* **Work instructions**
Exclude images, then output the remaining data verbatim.

* **Material**
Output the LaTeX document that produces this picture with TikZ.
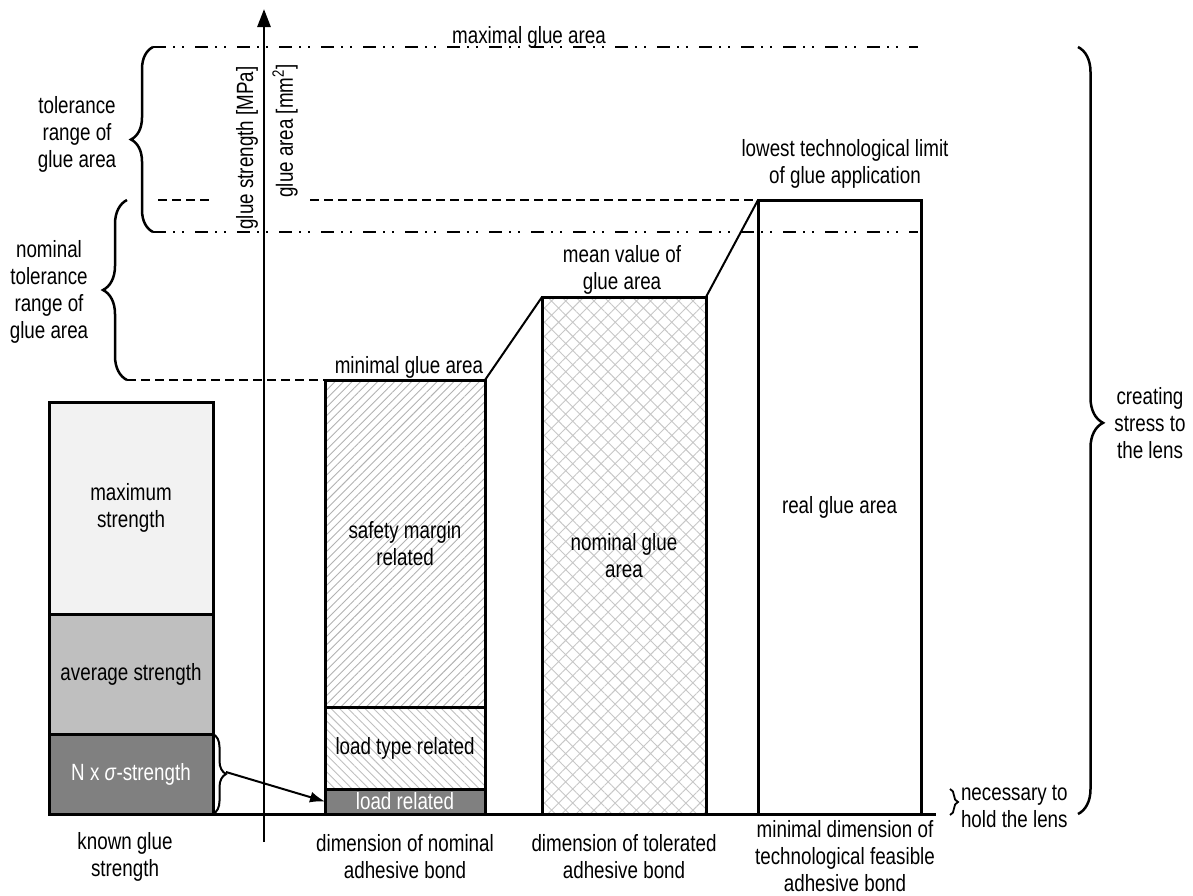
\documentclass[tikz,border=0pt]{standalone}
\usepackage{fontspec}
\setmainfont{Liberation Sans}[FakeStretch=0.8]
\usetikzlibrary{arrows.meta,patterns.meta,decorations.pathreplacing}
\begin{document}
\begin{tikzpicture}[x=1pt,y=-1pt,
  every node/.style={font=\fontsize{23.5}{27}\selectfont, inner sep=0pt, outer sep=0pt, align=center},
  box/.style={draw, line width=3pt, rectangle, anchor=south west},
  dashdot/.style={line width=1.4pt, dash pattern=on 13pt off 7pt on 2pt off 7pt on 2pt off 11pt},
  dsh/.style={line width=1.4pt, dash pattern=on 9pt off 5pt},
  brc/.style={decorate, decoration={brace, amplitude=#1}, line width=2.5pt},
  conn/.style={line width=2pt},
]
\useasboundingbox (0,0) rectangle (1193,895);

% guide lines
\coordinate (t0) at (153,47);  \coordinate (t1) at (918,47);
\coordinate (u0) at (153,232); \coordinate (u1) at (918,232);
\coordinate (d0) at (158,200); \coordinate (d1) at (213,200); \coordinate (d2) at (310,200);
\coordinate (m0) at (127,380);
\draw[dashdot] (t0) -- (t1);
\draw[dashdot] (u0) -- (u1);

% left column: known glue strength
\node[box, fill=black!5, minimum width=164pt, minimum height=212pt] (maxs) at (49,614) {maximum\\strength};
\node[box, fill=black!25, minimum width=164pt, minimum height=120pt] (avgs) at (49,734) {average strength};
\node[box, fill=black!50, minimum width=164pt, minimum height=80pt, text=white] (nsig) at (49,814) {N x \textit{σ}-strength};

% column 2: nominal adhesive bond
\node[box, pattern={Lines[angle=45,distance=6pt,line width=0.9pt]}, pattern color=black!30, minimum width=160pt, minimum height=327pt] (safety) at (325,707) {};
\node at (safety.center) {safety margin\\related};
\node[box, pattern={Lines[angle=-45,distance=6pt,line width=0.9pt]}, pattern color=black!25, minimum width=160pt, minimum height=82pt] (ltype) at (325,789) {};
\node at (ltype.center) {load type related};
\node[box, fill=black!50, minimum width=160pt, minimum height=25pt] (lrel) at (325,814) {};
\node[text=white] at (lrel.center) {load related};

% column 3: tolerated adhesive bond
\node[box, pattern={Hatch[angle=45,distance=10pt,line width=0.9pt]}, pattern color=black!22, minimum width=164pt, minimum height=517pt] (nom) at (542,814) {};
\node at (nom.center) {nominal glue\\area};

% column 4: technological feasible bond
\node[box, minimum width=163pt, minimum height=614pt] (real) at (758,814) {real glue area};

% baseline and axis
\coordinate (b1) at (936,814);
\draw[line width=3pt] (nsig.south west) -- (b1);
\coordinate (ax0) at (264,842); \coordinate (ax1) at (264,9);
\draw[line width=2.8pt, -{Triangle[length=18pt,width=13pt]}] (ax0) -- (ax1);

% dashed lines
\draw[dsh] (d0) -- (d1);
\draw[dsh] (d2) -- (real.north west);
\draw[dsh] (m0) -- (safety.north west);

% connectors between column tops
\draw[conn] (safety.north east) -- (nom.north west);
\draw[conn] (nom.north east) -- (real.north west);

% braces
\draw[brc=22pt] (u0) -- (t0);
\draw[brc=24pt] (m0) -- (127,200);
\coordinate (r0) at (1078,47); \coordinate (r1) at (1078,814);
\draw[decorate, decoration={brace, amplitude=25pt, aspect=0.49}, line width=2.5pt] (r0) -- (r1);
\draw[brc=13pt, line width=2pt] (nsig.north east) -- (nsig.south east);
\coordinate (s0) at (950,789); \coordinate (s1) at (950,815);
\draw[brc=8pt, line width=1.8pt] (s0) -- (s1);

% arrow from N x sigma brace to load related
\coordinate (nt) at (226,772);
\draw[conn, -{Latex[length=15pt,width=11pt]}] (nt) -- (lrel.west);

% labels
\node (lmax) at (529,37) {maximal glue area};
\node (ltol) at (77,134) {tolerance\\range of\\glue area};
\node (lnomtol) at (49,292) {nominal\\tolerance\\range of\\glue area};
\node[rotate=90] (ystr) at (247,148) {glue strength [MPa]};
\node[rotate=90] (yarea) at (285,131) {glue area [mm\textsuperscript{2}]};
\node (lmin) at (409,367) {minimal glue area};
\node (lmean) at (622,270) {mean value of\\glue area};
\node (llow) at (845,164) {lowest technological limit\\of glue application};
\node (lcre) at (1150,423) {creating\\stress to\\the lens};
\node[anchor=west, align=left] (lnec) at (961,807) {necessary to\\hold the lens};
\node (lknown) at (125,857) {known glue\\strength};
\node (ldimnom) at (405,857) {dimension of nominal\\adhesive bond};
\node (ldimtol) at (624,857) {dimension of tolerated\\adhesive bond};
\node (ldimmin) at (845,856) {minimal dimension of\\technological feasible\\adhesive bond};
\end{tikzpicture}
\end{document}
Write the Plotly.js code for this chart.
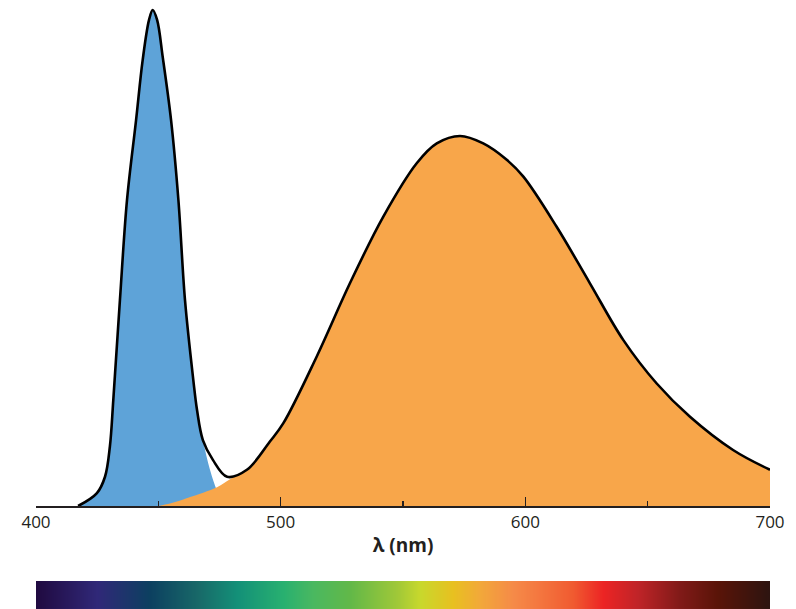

* **Output of the task**
Output the LaTeX document that produces this picture with TikZ.
\documentclass[tikz,border=0pt]{standalone}
\usepackage{fontspec}
\setmainfont{Liberation Sans}[FakeStretch=0.8]
\usetikzlibrary{arrows.meta,patterns.meta,decorations.pathreplacing}
\begin{document}
\begin{tikzpicture}[x=1pt,y=-1pt,
  every node/.style={font=\fontsize{23.5}{27}\selectfont, inner sep=0pt, outer sep=0pt, align=center},
  box/.style={draw, line width=3pt, rectangle, anchor=south west},
  dashdot/.style={line width=1.4pt, dash pattern=on 13pt off 7pt on 2pt off 7pt on 2pt off 11pt},
  dsh/.style={line width=1.4pt, dash pattern=on 9pt off 5pt},
  brc/.style={decorate, decoration={brace, amplitude=#1}, line width=2.5pt},
  conn/.style={line width=2pt},
]
\useasboundingbox (0,0) rectangle (1193,895);

% guide lines
\coordinate (t0) at (153,47);  \coordinate (t1) at (918,47);
\coordinate (u0) at (153,232); \coordinate (u1) at (918,232);
\coordinate (d0) at (158,200); \coordinate (d1) at (213,200); \coordinate (d2) at (310,200);
\coordinate (m0) at (127,380);
\draw[dashdot] (t0) -- (t1);
\draw[dashdot] (u0) -- (u1);

% left column: known glue strength
\node[box, fill=black!5, minimum width=164pt, minimum height=212pt] (maxs) at (49,614) {maximum\\strength};
\node[box, fill=black!25, minimum width=164pt, minimum height=120pt] (avgs) at (49,734) {average strength};
\node[box, fill=black!50, minimum width=164pt, minimum height=80pt, text=white] (nsig) at (49,814) {N x \textit{σ}-strength};

% column 2: nominal adhesive bond
\node[box, pattern={Lines[angle=45,distance=6pt,line width=0.9pt]}, pattern color=black!30, minimum width=160pt, minimum height=327pt] (safety) at (325,707) {};
\node at (safety.center) {safety margin\\related};
\node[box, pattern={Lines[angle=-45,distance=6pt,line width=0.9pt]}, pattern color=black!25, minimum width=160pt, minimum height=82pt] (ltype) at (325,789) {};
\node at (ltype.center) {load type related};
\node[box, fill=black!50, minimum width=160pt, minimum height=25pt] (lrel) at (325,814) {};
\node[text=white] at (lrel.center) {load related};

% column 3: tolerated adhesive bond
\node[box, pattern={Hatch[angle=45,distance=10pt,line width=0.9pt]}, pattern color=black!22, minimum width=164pt, minimum height=517pt] (nom) at (542,814) {};
\node at (nom.center) {nominal glue\\area};

% column 4: technological feasible bond
\node[box, minimum width=163pt, minimum height=614pt] (real) at (758,814) {real glue area};

% baseline and axis
\coordinate (b1) at (936,814);
\draw[line width=3pt] (nsig.south west) -- (b1);
\coordinate (ax0) at (264,842); \coordinate (ax1) at (264,9);
\draw[line width=2.8pt, -{Triangle[length=18pt,width=13pt]}] (ax0) -- (ax1);

% dashed lines
\draw[dsh] (d0) -- (d1);
\draw[dsh] (d2) -- (real.north west);
\draw[dsh] (m0) -- (safety.north west);

% connectors between column tops
\draw[conn] (safety.north east) -- (nom.north west);
\draw[conn] (nom.north east) -- (real.north west);

% braces
\draw[brc=22pt] (u0) -- (t0);
\draw[brc=24pt] (m0) -- (127,200);
\coordinate (r0) at (1078,47); \coordinate (r1) at (1078,814);
\draw[decorate, decoration={brace, amplitude=25pt, aspect=0.49}, line width=2.5pt] (r0) -- (r1);
\draw[brc=13pt, line width=2pt] (nsig.north east) -- (nsig.south east);
\coordinate (s0) at (950,789); \coordinate (s1) at (950,815);
\draw[brc=8pt, line width=1.8pt] (s0) -- (s1);

% arrow from N x sigma brace to load related
\coordinate (nt) at (226,772);
\draw[conn, -{Latex[length=15pt,width=11pt]}] (nt) -- (lrel.west);

% labels
\node (lmax) at (529,37) {maximal glue area};
\node (ltol) at (77,134) {tolerance\\range of\\glue area};
\node (lnomtol) at (49,292) {nominal\\tolerance\\range of\\glue area};
\node[rotate=90] (ystr) at (247,148) {glue strength [MPa]};
\node[rotate=90] (yarea) at (285,131) {glue area [mm\textsuperscript{2}]};
\node (lmin) at (409,367) {minimal glue area};
\node (lmean) at (622,270) {mean value of\\glue area};
\node (llow) at (845,164) {lowest technological limit\\of glue application};
\node (lcre) at (1150,423) {creating\\stress to\\the lens};
\node[anchor=west, align=left] (lnec) at (961,807) {necessary to\\hold the lens};
\node (lknown) at (125,857) {known glue\\strength};
\node (ldimnom) at (405,857) {dimension of nominal\\adhesive bond};
\node (ldimtol) at (624,857) {dimension of tolerated\\adhesive bond};
\node (ldimmin) at (845,856) {minimal dimension of\\technological feasible\\adhesive bond};
\end{tikzpicture}
\end{document}
Write the Plotly.js code for this chart.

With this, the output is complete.